Entre complexe et parano

Le football portugais n’a pas de quoi rougir et nourrit cette fierté. Malgré des moyens limités, les clubs rivalisent avec leurs voisins herculéens. Le palmarès de la Seleção, lui, reste malheureusement vierge. Mais les Portugais ont d’autres motifs de fierté : des Ballons d’Or (Eusébio, Figo, Cristiano Ronaldo), un coach superstar (Mourinho) et une pléiade d’autres qui s’exportent. Avec plus ou moins de réussite et plus ou moins de sympathie. Mourinho : "Quand j’étais en Espagne, on m’appelait ‘‘Fils de p… de Portugais’’, c’est authentique. Une véritable haine." Avec 11 millions d’habitants et une économie en berne, le Portugal vit dans l’ombre, la critique voire le mépris des superpuissances européennes. " Je souffre de l’actuelle situation de mon pays et, en vivant à l’étranger, je comprends les critiques sarcastiques  implicites de beaucoup de commentaires autour de mon pays", commente le Mou.

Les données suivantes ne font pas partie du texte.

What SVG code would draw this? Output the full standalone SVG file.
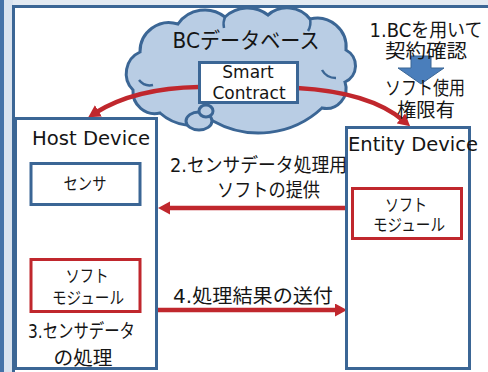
<svg xmlns="http://www.w3.org/2000/svg" width="488" height="372" viewBox="0 0 488 372">
<defs>
<style>
.t{font-family:"DejaVu Sans","Noto Sans CJK JP",sans-serif;fill:#151515}
.bx{fill:#fff;stroke:#3b6695;stroke-width:3}
.rx{fill:#fff;stroke:#c0272d;stroke-width:3}
.ln{fill:none;stroke:#c0272d;stroke-width:4.5;marker-end:url(#ah)}
.cl{fill:#b9cde4;stroke:#3b6695;stroke-width:3}
</style>
<marker id="ah" markerUnits="userSpaceOnUse" markerWidth="14" markerHeight="14" refX="4" refY="6.5" orient="auto">
<path d="M0,0 L12,6.5 L0,13 Z" fill="#c0272d"/>
</marker>
</defs>
<g id="frame">
<rect x="0" y="0" width="488" height="372" fill="#e3eaf2"/>
<rect x="0" y="0" width="4" height="372" fill="#4472a8"/>
<rect x="4" y="0" width="9" height="372" fill="#d9e3ef"/>
<rect x="13.5" y="6.5" width="490" height="380" fill="#fff" stroke="#3b6695" stroke-width="3"/>
</g>
<g id="cloud">
<path class="cl" d="M160,113 A22,22 0 0 1 133,90 A23.6,23.6 0 0 1 140,52 A29,29 0 0 1 178,24 A32.6,32.6 0 0 1 225,17 A33,33 0 0 1 268,15 A29,29 0 0 1 310,19 A29,29 0 0 1 346,50 A17.8,17.8 0 0 1 345,82 A20,20 0 0 1 322,108 A92.7,92.7 0 0 1 213,121 A49,49 0 0 1 160,113 Z"/>
<path d="M139,80 A14,14 0 0 0 153,85 M322,70 A16,16 0 0 0 336,78 M225,17 A18,18 0 0 0 224,28 M310,19 A16,16 0 0 1 308,31" fill="none" stroke="#3b6695" stroke-width="2.5"/>
<ellipse cx="199" cy="121" rx="13" ry="9" class="cl"/>
<ellipse cx="206" cy="111" rx="7" ry="6" class="cl"/>
<text class="t" x="246" y="48" font-size="22" text-anchor="middle" textLength="147" lengthAdjust="spacingAndGlyphs">BCデータベース</text>
</g>
<g id="connectors">
<path class="ln" d="M199,87 Q135,88 95,113"/>
<path class="ln" d="M297,88 Q370,92 404,121"/>
<path class="ln" d="M85,205 L85,250"/>
<path class="ln" d="M346,208 L166,208"/>
<path class="ln" d="M158,310 L339,310"/>
</g>
<g id="smart-contract">
<rect class="bx" x="199.5" y="62.5" width="98" height="40"/>
<text class="t" x="248" y="78" font-size="17" text-anchor="middle">Smart</text>
<text class="t" x="249" y="99" font-size="17" text-anchor="middle">Contract</text>
</g>
<g id="permission">
<polygon points="411,56 431,56 431,68 444,68 421,84 398,68 411,68" fill="#4a7ebb" stroke="#3b6695" stroke-width="1"/>
<text class="t" x="426" y="37" font-size="19" text-anchor="middle" textLength="113" lengthAdjust="spacingAndGlyphs">1.BCを用いて</text>
<text class="t" x="426" y="58" font-size="19" text-anchor="middle" textLength="82" lengthAdjust="spacingAndGlyphs">契約確認</text>
<text class="t" x="425" y="95" font-size="19" text-anchor="middle" textLength="80" lengthAdjust="spacingAndGlyphs">ソフト使用</text>
<text class="t" x="426" y="117" font-size="19" text-anchor="middle" textLength="58" lengthAdjust="spacingAndGlyphs">権限有</text>
</g>
<g id="host-device">
<rect class="bx" x="15.5" y="118.5" width="141" height="250"/>
<text class="t" x="32" y="145" font-size="19" textLength="118" lengthAdjust="spacingAndGlyphs">Host Device</text>
<text class="t" x="28" y="338" font-size="19" textLength="107" lengthAdjust="spacingAndGlyphs">3.センサデータ</text>
<text class="t" x="83" y="365" font-size="19" text-anchor="middle" textLength="59" lengthAdjust="spacingAndGlyphs">の処理</text>
</g>
<g id="sensor">
<rect class="bx" x="31" y="163.5" width="109" height="41"/>
<text class="t" x="85" y="190" font-size="17" text-anchor="middle" textLength="43" lengthAdjust="spacingAndGlyphs">センサ</text>
</g>
<g id="host-soft">
<rect class="rx" x="31" y="259.5" width="109" height="52"/>
<text class="t" x="87" y="282" font-size="17" text-anchor="middle" textLength="43" lengthAdjust="spacingAndGlyphs">ソフト</text>
<text class="t" x="88" y="304" font-size="17" text-anchor="middle" textLength="72" lengthAdjust="spacingAndGlyphs">モジュール</text>
</g>
<g id="entity-device">
<rect class="bx" x="346.5" y="127.5" width="123" height="241"/>
<text class="t" x="348" y="151" font-size="19" textLength="130" lengthAdjust="spacingAndGlyphs">Entity Device</text>
</g>
<g id="entity-soft">
<rect class="rx" x="352.5" y="188.5" width="109" height="50"/>
<text class="t" x="406" y="211" font-size="17" text-anchor="middle" textLength="42" lengthAdjust="spacingAndGlyphs">ソフト</text>
<text class="t" x="409" y="231" font-size="17" text-anchor="middle" textLength="72" lengthAdjust="spacingAndGlyphs">モジュール</text>
</g>
<g id="labels">
<text class="t" x="170" y="172" font-size="19" textLength="177" lengthAdjust="spacingAndGlyphs">2.センサデータ処理用</text>
<text class="t" x="217" y="197" font-size="19" textLength="103" lengthAdjust="spacingAndGlyphs">ソフトの提供</text>
<text class="t" x="173" y="303" font-size="19" textLength="160" lengthAdjust="spacingAndGlyphs">4.処理結果の送付</text>
</g>
</svg>
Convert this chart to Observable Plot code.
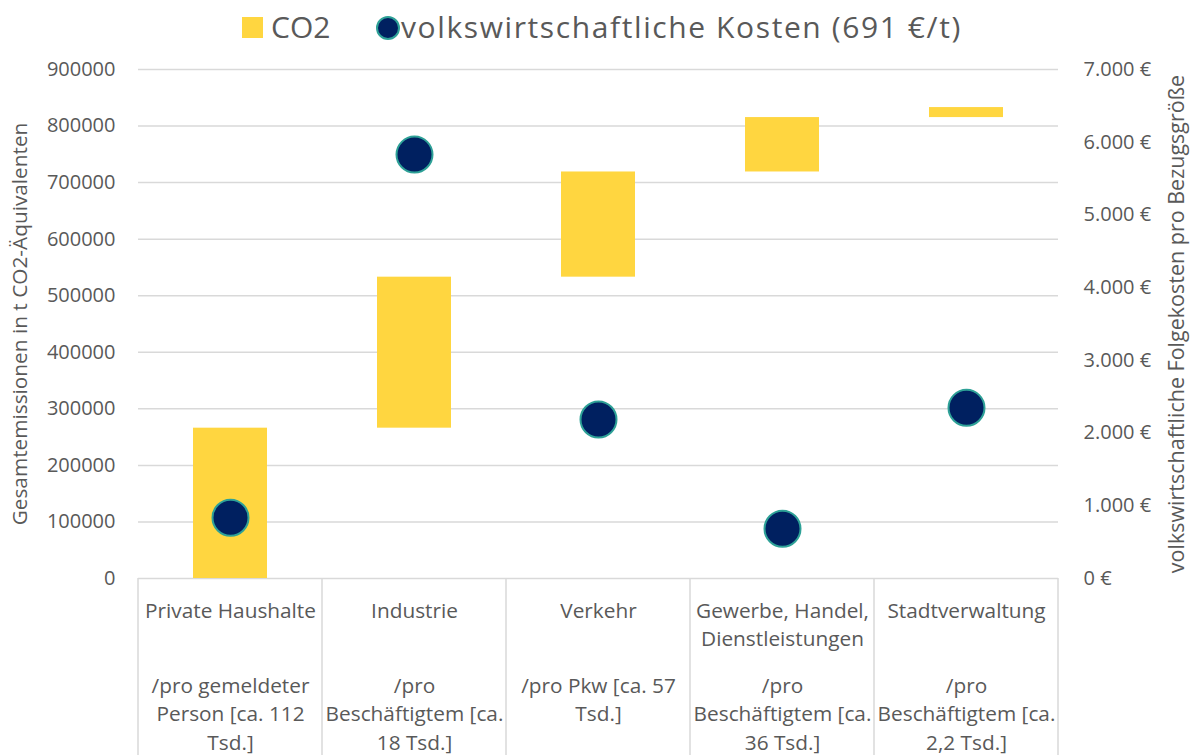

La saudade d’un privilégié

Il a beau se présenter comme tel, être l’égérie des plus grandes banques qui appellent les expatriés à leur confier leur argent, José Mourinho n’est pas un émigré comme les autres. Il n’a pas quitté le Portugal par nécessité. Contrairement à ces "cogénérationnels" il n’a pas fui la misère, ni la dictature. José suivait des cours particuliers à domicile jusqu’à ses dix ans. Il est le fils de Félix Mourinho, ancien gardien et entraîneur et gloire du Vitoria de Setubal. Son père lui a "offert" un contrat lorsqu’il entraînait le Rio Ave mais il lui a surtout donné le goût d’entraîner. Le fiston a débuté comme observateur, connu le boulot de traducteur (de Robson), d’adjoint avant de devenir entraîneur principal. Mourinho se nourrit de la saudade et ne cache pas son attachement à sa ville natale : "Ma Setubal, ma maison, mes mémoires, mes souvenirs", narrait-il au JN. Mais il est et il y est privilégié. Sa ville lui a créé une rue à son nom. José Mourinho, fils de, a fini par se bâtir une réputation, se construire un nom. Et c’est sûrement de là que lui vient sa fierté, si portugaise.